== GOAL OF THE EXERCISE ==
Find the lines below that contain the string "Output". Copy each one.

== RECORDS FOR THE EXERCISE ==
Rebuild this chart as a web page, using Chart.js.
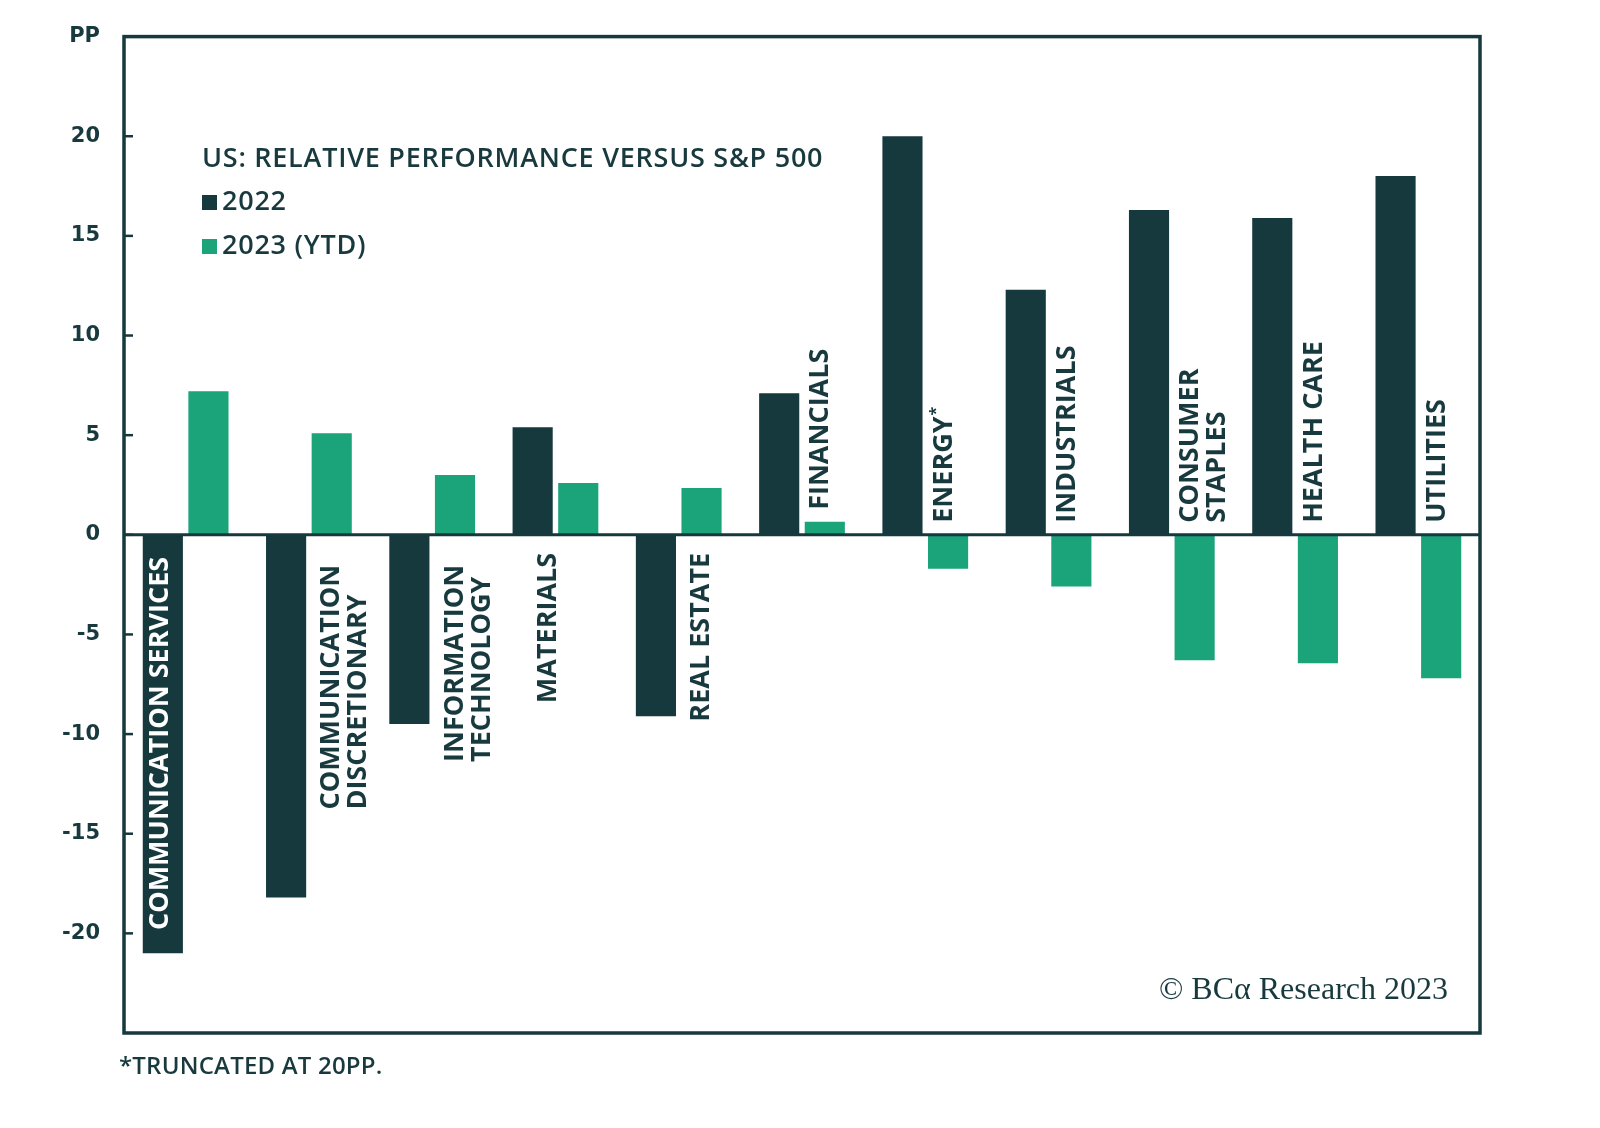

---

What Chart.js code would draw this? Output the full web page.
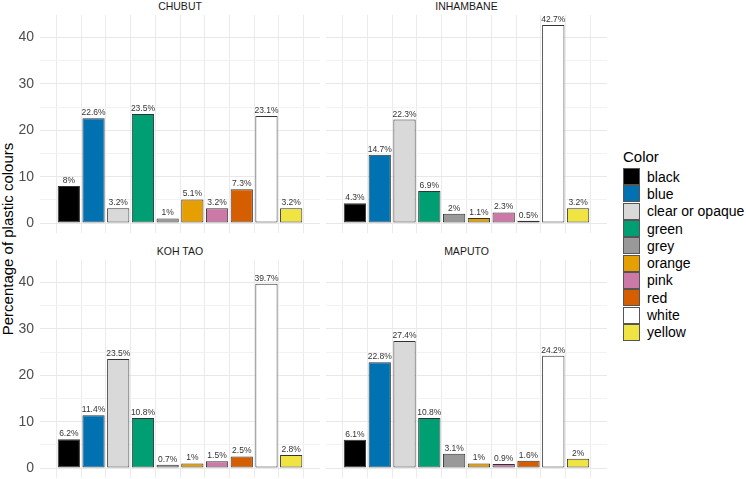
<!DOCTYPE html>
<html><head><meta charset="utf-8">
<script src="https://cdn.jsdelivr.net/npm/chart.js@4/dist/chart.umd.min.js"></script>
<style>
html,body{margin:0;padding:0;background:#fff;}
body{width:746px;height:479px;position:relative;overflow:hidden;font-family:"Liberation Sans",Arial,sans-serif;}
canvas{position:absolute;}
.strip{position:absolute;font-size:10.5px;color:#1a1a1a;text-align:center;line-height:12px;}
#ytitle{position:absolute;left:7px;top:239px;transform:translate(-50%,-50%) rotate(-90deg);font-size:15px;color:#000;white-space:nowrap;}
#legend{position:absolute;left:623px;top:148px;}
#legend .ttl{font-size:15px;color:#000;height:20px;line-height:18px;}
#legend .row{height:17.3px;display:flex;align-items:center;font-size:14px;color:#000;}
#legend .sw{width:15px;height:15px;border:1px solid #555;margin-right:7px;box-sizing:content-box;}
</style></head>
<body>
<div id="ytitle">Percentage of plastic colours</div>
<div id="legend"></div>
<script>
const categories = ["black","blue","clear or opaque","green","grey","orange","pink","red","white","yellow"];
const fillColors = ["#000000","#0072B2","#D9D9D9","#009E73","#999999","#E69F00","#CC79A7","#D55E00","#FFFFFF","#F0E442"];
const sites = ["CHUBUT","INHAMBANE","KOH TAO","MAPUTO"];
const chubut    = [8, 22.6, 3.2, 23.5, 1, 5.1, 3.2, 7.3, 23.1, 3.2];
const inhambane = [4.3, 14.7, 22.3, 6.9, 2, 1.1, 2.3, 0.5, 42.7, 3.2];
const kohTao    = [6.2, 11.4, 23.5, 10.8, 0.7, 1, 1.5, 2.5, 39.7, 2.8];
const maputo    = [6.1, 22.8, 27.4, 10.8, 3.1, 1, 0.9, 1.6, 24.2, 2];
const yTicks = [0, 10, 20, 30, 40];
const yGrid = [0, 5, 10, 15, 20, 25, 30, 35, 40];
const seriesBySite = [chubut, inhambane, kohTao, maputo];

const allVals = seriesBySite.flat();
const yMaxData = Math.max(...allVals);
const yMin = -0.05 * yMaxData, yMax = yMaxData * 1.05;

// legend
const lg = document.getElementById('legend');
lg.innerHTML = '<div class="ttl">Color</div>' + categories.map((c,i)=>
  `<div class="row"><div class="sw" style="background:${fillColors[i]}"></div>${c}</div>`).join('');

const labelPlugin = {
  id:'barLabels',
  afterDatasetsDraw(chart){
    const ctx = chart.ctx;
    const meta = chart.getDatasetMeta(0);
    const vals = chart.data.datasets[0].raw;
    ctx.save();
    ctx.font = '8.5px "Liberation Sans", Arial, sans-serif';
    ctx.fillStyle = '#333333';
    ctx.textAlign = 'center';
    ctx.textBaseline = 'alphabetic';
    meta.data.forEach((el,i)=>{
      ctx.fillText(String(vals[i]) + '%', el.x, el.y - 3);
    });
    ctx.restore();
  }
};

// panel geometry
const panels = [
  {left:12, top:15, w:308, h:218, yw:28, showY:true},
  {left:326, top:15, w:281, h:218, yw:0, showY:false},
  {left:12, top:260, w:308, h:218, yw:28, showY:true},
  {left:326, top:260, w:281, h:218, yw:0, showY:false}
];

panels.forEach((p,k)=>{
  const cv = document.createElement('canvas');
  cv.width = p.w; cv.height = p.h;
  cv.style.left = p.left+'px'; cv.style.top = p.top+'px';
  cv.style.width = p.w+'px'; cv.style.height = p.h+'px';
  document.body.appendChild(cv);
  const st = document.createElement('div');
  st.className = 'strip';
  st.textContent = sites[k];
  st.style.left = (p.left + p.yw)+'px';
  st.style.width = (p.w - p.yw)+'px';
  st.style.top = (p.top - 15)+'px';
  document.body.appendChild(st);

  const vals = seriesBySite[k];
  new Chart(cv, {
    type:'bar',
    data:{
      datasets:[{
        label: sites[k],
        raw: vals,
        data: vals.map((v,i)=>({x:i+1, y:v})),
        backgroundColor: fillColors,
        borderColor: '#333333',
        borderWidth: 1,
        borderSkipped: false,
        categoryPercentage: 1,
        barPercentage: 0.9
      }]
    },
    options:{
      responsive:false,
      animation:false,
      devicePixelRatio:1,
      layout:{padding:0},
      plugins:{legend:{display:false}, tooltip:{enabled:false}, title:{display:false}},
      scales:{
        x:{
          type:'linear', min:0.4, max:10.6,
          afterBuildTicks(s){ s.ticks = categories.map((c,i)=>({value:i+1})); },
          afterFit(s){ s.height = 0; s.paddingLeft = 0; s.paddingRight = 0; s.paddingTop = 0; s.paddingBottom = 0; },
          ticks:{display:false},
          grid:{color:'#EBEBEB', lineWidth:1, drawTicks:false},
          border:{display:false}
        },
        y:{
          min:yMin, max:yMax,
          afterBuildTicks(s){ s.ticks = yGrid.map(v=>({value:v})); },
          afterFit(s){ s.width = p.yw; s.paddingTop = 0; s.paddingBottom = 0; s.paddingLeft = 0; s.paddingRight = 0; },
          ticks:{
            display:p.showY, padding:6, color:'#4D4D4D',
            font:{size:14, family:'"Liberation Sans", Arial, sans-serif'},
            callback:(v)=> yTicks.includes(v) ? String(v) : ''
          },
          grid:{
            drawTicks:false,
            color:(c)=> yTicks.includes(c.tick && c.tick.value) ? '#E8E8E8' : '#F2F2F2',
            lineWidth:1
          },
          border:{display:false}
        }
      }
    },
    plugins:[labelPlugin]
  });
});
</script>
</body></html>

==

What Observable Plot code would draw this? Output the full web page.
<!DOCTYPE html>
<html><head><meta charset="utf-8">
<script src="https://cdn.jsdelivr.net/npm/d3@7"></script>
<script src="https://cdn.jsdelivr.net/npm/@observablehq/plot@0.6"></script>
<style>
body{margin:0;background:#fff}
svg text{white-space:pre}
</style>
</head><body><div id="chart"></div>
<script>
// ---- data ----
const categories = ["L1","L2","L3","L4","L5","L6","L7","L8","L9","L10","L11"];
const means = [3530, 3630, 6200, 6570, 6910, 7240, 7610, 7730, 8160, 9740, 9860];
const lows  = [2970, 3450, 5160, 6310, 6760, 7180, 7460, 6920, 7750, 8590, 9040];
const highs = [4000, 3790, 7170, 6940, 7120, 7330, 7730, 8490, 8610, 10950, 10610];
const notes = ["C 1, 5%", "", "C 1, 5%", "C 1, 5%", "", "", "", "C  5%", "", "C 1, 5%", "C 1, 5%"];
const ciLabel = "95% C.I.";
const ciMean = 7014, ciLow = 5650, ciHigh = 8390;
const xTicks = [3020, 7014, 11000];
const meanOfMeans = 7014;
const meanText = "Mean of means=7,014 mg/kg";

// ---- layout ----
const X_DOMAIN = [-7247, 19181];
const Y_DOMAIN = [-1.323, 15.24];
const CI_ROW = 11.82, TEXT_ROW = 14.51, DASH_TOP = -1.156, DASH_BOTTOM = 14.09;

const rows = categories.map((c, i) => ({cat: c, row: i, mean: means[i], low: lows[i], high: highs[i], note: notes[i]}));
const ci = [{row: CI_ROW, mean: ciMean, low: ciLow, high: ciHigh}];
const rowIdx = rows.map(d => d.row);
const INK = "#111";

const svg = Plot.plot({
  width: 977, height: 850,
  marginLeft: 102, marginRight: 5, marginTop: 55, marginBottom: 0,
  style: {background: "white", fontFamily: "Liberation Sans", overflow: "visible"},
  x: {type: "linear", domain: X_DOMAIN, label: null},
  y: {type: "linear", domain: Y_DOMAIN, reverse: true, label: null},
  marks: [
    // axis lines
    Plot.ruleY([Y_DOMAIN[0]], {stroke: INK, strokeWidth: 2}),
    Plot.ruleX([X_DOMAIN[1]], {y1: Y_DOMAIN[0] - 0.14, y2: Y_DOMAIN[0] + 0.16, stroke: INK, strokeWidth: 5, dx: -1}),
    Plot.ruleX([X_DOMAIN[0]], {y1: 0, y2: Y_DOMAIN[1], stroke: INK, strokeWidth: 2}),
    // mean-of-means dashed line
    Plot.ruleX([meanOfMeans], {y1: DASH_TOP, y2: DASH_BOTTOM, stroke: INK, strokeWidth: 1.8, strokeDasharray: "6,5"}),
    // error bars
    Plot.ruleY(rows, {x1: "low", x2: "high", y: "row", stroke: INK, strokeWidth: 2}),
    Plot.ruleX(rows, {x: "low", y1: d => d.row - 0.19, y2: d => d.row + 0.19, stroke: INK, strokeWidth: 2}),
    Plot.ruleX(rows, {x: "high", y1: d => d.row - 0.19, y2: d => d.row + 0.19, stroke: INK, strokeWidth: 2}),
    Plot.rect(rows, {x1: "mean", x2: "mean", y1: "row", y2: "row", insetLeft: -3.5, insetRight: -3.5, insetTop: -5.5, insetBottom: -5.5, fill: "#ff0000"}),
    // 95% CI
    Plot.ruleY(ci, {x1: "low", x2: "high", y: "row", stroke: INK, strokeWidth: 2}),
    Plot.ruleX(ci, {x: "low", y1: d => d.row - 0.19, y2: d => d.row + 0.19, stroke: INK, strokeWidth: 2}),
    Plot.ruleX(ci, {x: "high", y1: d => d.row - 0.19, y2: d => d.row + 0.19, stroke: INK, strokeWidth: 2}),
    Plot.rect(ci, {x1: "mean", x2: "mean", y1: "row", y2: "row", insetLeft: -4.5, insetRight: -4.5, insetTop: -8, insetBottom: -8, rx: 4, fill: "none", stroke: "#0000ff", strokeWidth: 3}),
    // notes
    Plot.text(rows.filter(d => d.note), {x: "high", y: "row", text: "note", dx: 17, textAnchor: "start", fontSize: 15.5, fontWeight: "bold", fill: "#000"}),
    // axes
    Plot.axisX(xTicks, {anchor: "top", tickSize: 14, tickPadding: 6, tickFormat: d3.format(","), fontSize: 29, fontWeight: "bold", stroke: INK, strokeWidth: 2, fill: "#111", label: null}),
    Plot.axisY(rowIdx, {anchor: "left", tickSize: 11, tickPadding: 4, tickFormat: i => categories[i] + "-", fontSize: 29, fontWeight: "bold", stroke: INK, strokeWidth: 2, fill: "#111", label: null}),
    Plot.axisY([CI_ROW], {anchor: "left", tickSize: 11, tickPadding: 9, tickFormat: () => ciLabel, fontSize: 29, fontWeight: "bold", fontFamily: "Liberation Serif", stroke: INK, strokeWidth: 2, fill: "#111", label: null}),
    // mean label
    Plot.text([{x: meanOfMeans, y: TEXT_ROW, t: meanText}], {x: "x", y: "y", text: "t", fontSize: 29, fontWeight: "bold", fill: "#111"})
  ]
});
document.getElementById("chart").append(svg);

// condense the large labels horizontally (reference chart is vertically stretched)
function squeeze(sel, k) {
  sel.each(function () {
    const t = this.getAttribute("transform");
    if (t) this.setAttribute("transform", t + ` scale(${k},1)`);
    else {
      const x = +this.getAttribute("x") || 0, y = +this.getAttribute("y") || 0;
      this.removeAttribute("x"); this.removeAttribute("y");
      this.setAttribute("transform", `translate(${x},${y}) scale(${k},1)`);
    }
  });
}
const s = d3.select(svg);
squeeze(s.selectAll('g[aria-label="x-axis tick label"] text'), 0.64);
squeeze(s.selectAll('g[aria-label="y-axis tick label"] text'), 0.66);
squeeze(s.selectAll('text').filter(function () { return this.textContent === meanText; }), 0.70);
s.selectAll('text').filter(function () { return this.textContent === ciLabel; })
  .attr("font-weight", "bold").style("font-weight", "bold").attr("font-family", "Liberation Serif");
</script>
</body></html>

== REPLY ==
What Chart.js code would draw this? Output the full web page.
What Observable Plot code would draw this? Output the full web page.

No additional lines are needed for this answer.